◆ **What is being asked**: Carry none of the pictures over; set down the material below exactly.

◆ **Task data**:
────

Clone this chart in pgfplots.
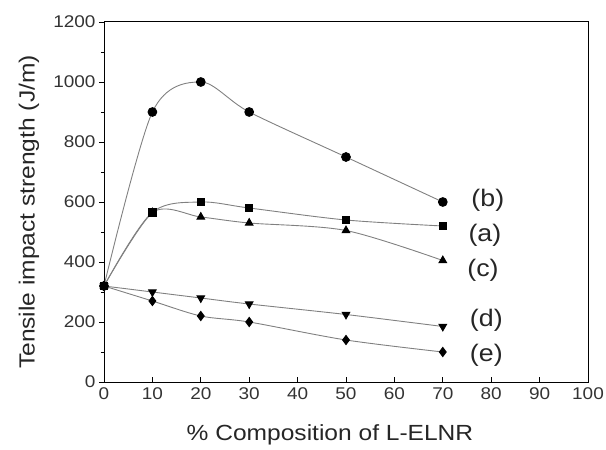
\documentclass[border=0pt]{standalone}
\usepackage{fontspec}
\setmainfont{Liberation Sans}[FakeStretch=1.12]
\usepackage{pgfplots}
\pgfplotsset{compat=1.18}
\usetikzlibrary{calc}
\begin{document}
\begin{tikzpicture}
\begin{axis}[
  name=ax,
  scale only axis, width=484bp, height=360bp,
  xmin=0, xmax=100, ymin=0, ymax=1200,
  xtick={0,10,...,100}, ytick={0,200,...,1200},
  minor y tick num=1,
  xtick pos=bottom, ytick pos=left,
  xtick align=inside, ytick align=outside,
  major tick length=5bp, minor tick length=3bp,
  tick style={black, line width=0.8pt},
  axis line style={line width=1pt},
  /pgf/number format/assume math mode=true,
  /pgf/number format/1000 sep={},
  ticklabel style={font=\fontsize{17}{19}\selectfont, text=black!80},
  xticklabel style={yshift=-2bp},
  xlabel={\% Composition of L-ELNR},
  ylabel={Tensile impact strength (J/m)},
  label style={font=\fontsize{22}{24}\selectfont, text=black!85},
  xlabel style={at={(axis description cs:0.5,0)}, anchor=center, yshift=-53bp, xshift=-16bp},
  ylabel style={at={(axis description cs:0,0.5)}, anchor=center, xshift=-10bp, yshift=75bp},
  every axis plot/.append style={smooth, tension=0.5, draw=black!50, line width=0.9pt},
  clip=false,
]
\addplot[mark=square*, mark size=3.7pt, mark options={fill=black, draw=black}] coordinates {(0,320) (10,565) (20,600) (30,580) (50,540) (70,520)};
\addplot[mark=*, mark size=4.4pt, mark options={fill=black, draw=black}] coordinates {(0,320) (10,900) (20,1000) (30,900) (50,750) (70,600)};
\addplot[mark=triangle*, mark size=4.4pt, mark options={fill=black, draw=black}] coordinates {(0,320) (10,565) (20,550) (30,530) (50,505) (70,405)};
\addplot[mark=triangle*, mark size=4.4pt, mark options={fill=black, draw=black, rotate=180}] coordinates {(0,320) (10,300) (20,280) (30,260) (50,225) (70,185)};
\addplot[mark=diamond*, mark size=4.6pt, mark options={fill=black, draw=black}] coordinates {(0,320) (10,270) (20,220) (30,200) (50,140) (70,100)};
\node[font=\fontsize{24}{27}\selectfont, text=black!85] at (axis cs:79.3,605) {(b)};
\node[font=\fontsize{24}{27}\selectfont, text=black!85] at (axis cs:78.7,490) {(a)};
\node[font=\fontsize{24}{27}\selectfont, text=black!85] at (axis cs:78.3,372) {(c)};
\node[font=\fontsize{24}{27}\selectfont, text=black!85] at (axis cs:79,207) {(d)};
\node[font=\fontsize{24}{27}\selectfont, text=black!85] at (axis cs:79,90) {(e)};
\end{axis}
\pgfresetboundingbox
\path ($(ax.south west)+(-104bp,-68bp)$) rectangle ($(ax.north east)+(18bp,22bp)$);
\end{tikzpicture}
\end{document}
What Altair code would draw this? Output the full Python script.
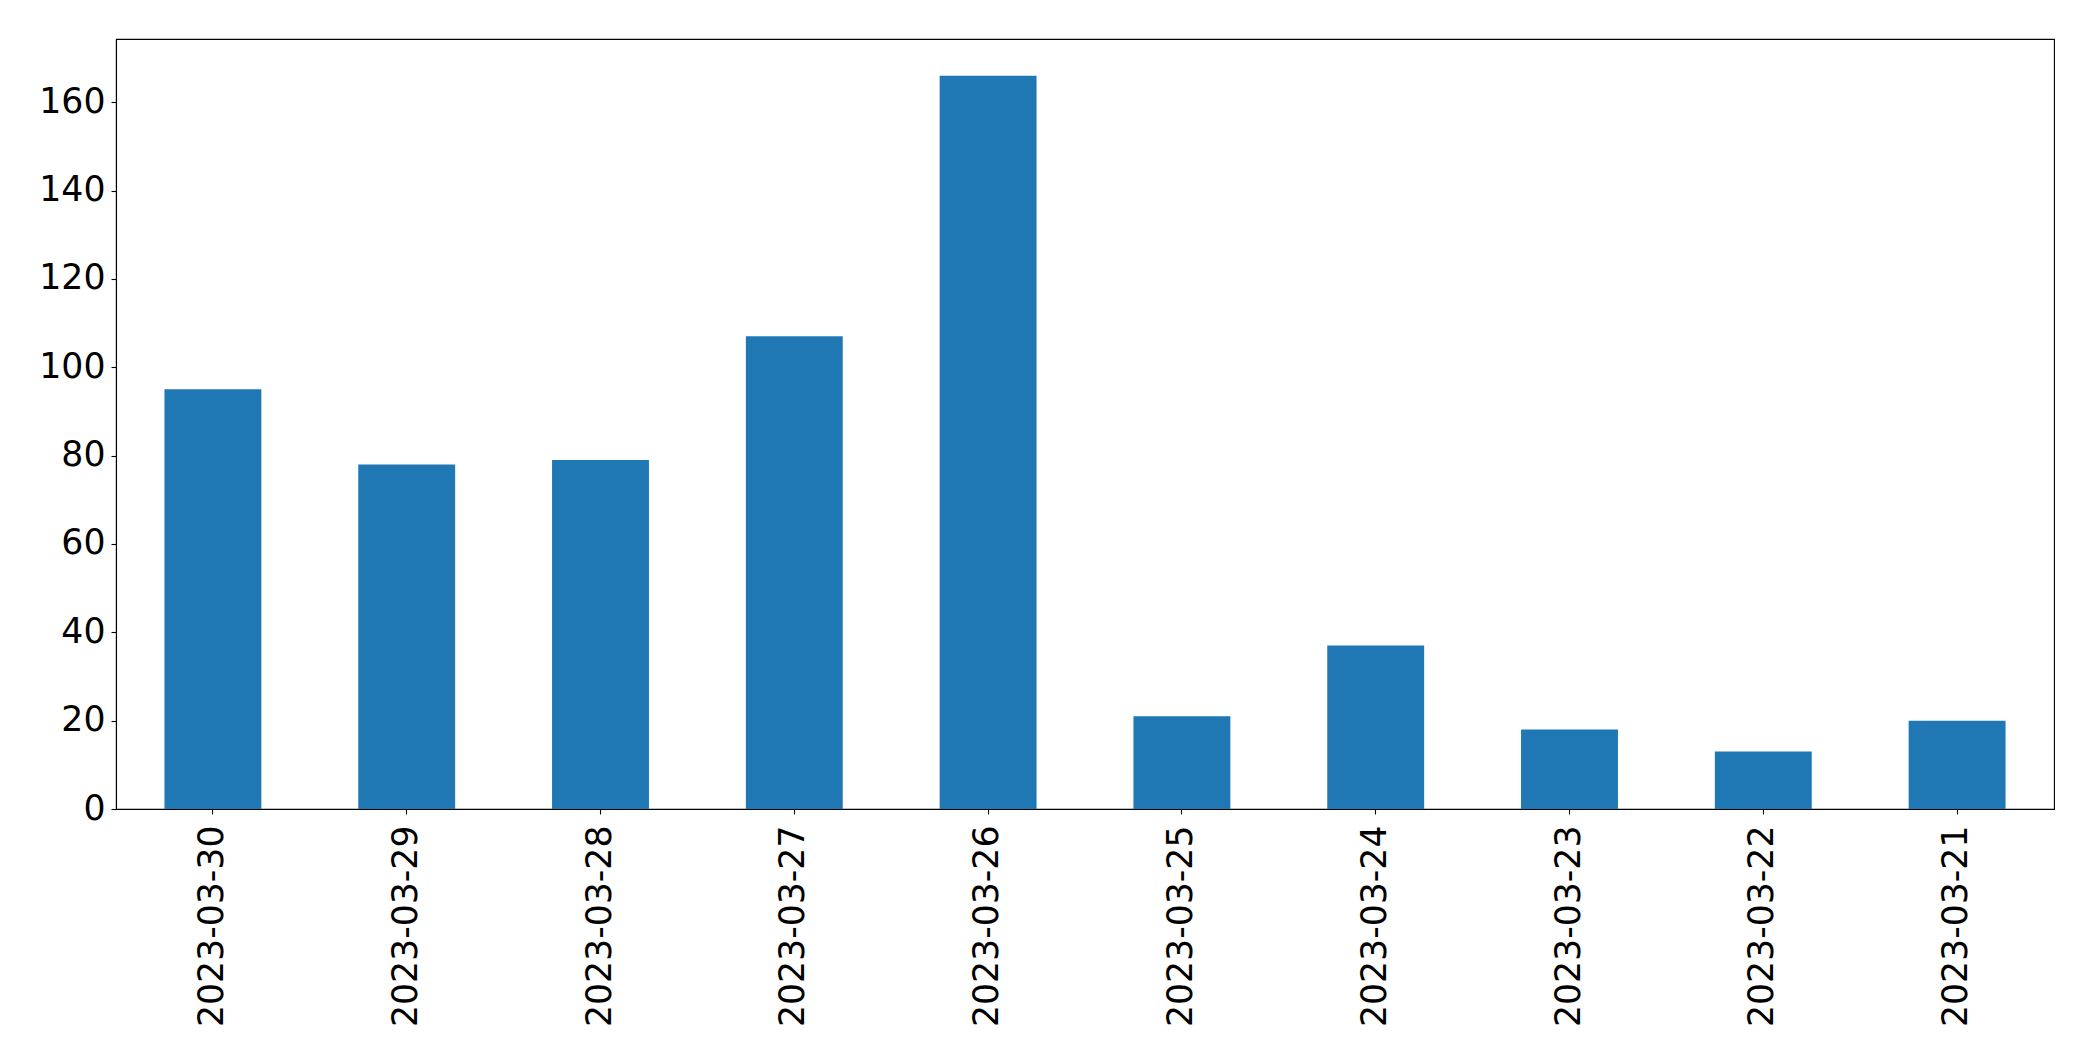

────

◆ **Worked answer**:
Clone this chart in pgfplots.
\documentclass[border=0pt]{standalone}
\usepackage{fontspec}
\setmainfont{Liberation Sans}[FakeStretch=1.12]
\usepackage{pgfplots}
\pgfplotsset{compat=1.18}
\usetikzlibrary{calc}
\begin{document}
\begin{tikzpicture}
\begin{axis}[
  name=ax,
  scale only axis, width=484bp, height=360bp,
  xmin=0, xmax=100, ymin=0, ymax=1200,
  xtick={0,10,...,100}, ytick={0,200,...,1200},
  minor y tick num=1,
  xtick pos=bottom, ytick pos=left,
  xtick align=inside, ytick align=outside,
  major tick length=5bp, minor tick length=3bp,
  tick style={black, line width=0.8pt},
  axis line style={line width=1pt},
  /pgf/number format/assume math mode=true,
  /pgf/number format/1000 sep={},
  ticklabel style={font=\fontsize{17}{19}\selectfont, text=black!80},
  xticklabel style={yshift=-2bp},
  xlabel={\% Composition of L-ELNR},
  ylabel={Tensile impact strength (J/m)},
  label style={font=\fontsize{22}{24}\selectfont, text=black!85},
  xlabel style={at={(axis description cs:0.5,0)}, anchor=center, yshift=-53bp, xshift=-16bp},
  ylabel style={at={(axis description cs:0,0.5)}, anchor=center, xshift=-10bp, yshift=75bp},
  every axis plot/.append style={smooth, tension=0.5, draw=black!50, line width=0.9pt},
  clip=false,
]
\addplot[mark=square*, mark size=3.7pt, mark options={fill=black, draw=black}] coordinates {(0,320) (10,565) (20,600) (30,580) (50,540) (70,520)};
\addplot[mark=*, mark size=4.4pt, mark options={fill=black, draw=black}] coordinates {(0,320) (10,900) (20,1000) (30,900) (50,750) (70,600)};
\addplot[mark=triangle*, mark size=4.4pt, mark options={fill=black, draw=black}] coordinates {(0,320) (10,565) (20,550) (30,530) (50,505) (70,405)};
\addplot[mark=triangle*, mark size=4.4pt, mark options={fill=black, draw=black, rotate=180}] coordinates {(0,320) (10,300) (20,280) (30,260) (50,225) (70,185)};
\addplot[mark=diamond*, mark size=4.6pt, mark options={fill=black, draw=black}] coordinates {(0,320) (10,270) (20,220) (30,200) (50,140) (70,100)};
\node[font=\fontsize{24}{27}\selectfont, text=black!85] at (axis cs:79.3,605) {(b)};
\node[font=\fontsize{24}{27}\selectfont, text=black!85] at (axis cs:78.7,490) {(a)};
\node[font=\fontsize{24}{27}\selectfont, text=black!85] at (axis cs:78.3,372) {(c)};
\node[font=\fontsize{24}{27}\selectfont, text=black!85] at (axis cs:79,207) {(d)};
\node[font=\fontsize{24}{27}\selectfont, text=black!85] at (axis cs:79,90) {(e)};
\end{axis}
\pgfresetboundingbox
\path ($(ax.south west)+(-104bp,-68bp)$) rectangle ($(ax.north east)+(18bp,22bp)$);
\end{tikzpicture}
\end{document}
What Altair code would draw this? Output the full Python script.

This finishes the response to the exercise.